Minors younger than 16 years are allowed to work only in limited, specified occupations that exclude baking, manufacturing, processing, construction, warehouse, and transportation occupations.
In addition to safety regulations, labor laws applicable to adult employees also generally apply to minor employees, including workers’ compensation insurance requirements.
Child labor laws do not generally apply to minors who deliver newspapers or work at odd jobs, such as yard work and baby-sitting, or in private homes where the minor is not regularly employed.
A day of rest from work is required if the total hours worked per week exceed 30 or if more than 6 hours are worked on any one day during the week.
Hours of Work
Ages 16 –17
When school is in session:
Daily maximum of 4 hours, Monday through Thursday. May work up to 8 hours on any non-school day or on any day that precedes a non-school day. May be permitted to work up to 48 hours per week. Students in Work Experience Education or cooperative vocational education programs may be permitted to work a maximum of 8 hours on a school day.
When school not in session:
May work up to 48 hours per week but no more than 8 hours in any one day. Work must be performed no earlier than 5 a.m. or later than 10 p.m. except that work may extend to 12:30 a.m. on nights preceding non-school days.
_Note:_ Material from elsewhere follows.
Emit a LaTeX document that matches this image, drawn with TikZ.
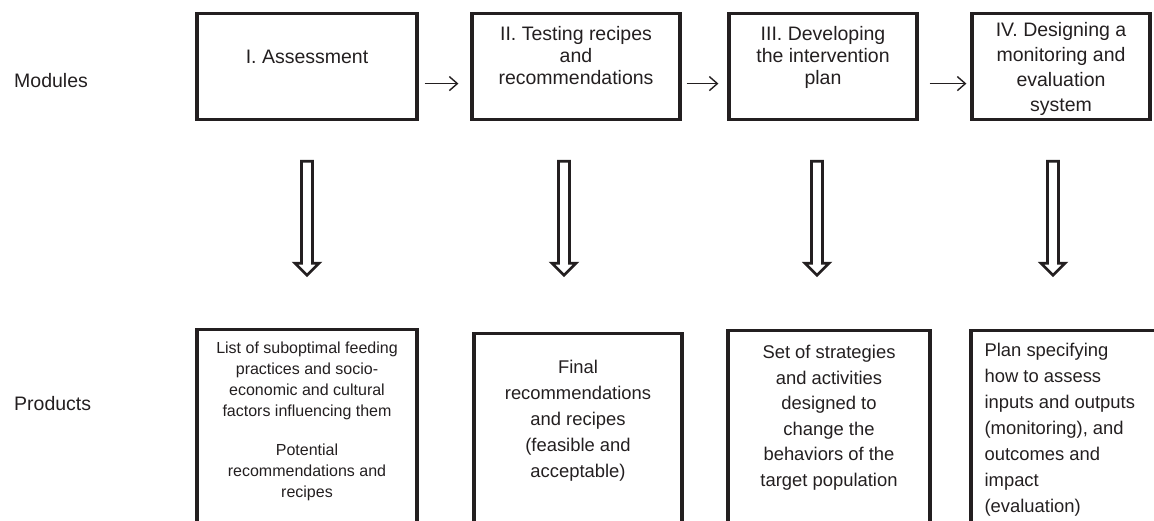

Students in Work Experience Education or cooperative vocational education programs may be authorized to work until 12:30 a.m. on nights preceding school days with specified written permission.
Ages 14 – 15
When school is in session:
On school days daily maximum 3 hours. On non-school days may work 8 hours. Weekly maximum of 18 hours. Students in Work Experience Education and career exploration programs may work up to 23 hours per week.
When school is not in session:
Daily maximum 8 hours and weekly maximum 40 hours. May not work during public school hours except students in Work Experience Education or career exploration programs. Work must be performed no earlier than 7 a.m. nor later than 7 p.m. any day of the week. From June 1 to Labor Day work hours may be extended to 9 p.m.
Younger than 14
Labor laws generally prohibit nonfarm employment of children younger than 14. Special rules apply to agricultural work, domestic work and the entertainment industry.